Cash goes on to detail the decline of the traditional face-to-face salesperson, which has been replaced by ‘growth marketing’, ‘lead generation’, and similar digital marketing techniques. This seems like efficiency but lacks one core feature: the human touch. In replacing the old salesperson model, humanity was lost.

So whether ‘human’ is used as a stepping-stone term to aid businesses to move beyond the jargon, or whether it helps us realize when we’re relying on automation and transaction, the idea of humanity is a key term in stopping marketing from slipping into some kind of abstract spiral.
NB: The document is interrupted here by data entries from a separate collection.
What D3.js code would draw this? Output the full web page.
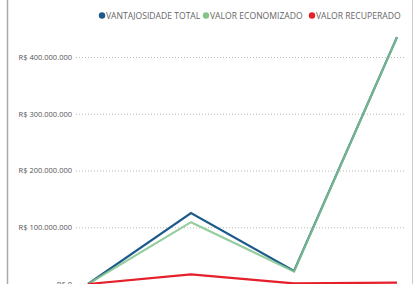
<!DOCTYPE html>
<html>
  <head>
    <meta charset="utf-8">
    <script src="https://cdn.jsdelivr.net/npm/d3@7"></script>
    <style>
      body { margin: 0; background: #fff; }
      text { font-family: "Open Sans", sans-serif; }
      .axis .domain { display: none; }
      .axis .tick line { stroke: #bbb; stroke-dasharray: 1,2; }
      .axis .tick text { fill: #555; font-size: 7.5px; }
      .legend text { fill: #666; font-size: 8.6px; }
    </style>
  </head>
  <body>
    <svg width="416" height="284"></svg>
    <script>
      // periods (labels fall below the visible area)
      var periods = ['P1', 'P2', 'P3', 'P4'];
      var vantajosidade = [0, 125000000, 23000000, 435000000];
      var economizado = [0, 109000000, 22000000, 435000000];
      var recuperado = [0, 17000000, 1000000, 2500000];
      var yTicks = [0, 100000000, 200000000, 300000000, 400000000];

      var series = [
        { key: 'VANTAJOSIDADE TOTAL', values: vantajosidade, color: '#1d5a8c' },
        { key: 'VALOR ECONOMIZADO', values: economizado, color: '#83c48d' },
        { key: 'VALOR RECUPERADO', values: recuperado, color: '#e4202b' }
      ];

      var svg = d3.select('svg');

      // card border
      svg.append('line').attr('x1', 7.5).attr('x2', 7.5).attr('y1', 0).attr('y2', 284)
        .attr('stroke', '#aaa').attr('stroke-width', 1.5);
      svg.append('line').attr('x1', 412.5).attr('x2', 412.5).attr('y1', 0).attr('y2', 284)
        .attr('stroke', '#ccc').attr('stroke-width', 1);

      var xScale = d3.scalePoint().domain(periods).range([88, 397]);
      var yScale = d3.scaleLinear().domain([0, 400000000]).range([284, 57]);

      var fmt = function (v) {
        return 'R$ ' + d3.format(',')(v).replace(/,/g, '.');
      };

      var yAxis = d3.axisLeft(yScale)
        .tickValues(yTicks)
        .tickSize(-329)
        .tickPadding(4)
        .tickFormat(fmt);

      svg.append('g')
        .attr('class', 'axis')
        .attr('transform', 'translate(76,0)')
        .call(yAxis);

      var line = d3.line()
        .x(function (d, i) { return xScale(periods[i]); })
        .y(function (d) { return yScale(d); });

      svg.selectAll('path.series').data(series)
        .enter().append('path')
          .attr('class', 'series')
          .attr('fill', 'none')
          .attr('stroke', function (d) { return d.color; })
          .attr('stroke-opacity', function (d, i) { return i === 1 ? 0.85 : 1; })
          .attr('stroke-width', 2.2)
          .attr('d', function (d) { return line(d.values); });

      // legend
      var legend = svg.append('g').attr('class', 'legend');
      var lx = [102, 206, 312];
      series.forEach(function (s, i) {
        legend.append('circle').attr('cx', lx[i]).attr('cy', 15.5).attr('r', 3.2).attr('fill', s.color);
        legend.append('text').attr('x', lx[i] + 4).attr('y', 18.5).text(s.key);
      });
    </script>
  </body>
</html>
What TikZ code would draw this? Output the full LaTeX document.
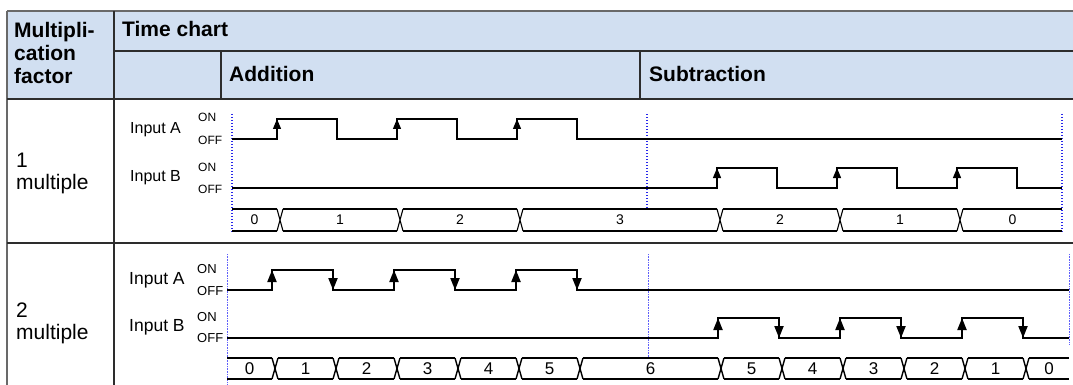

For me, there are more terms that we can use on this journey, expanding ‘human’ into more nuanced guiding principles, like humor, emotions, and personality. We can be human, without being explicit about it.

Personally, I prefer emotional, story-based, creative approaches to marketing over data-driven, optimized, and functional ones. But I’m still not sure we can separate the latter terms from humanity altogether. Rather, they are natural consequences of society’s need to compete, and find efficiencies; digital is human, human is digital.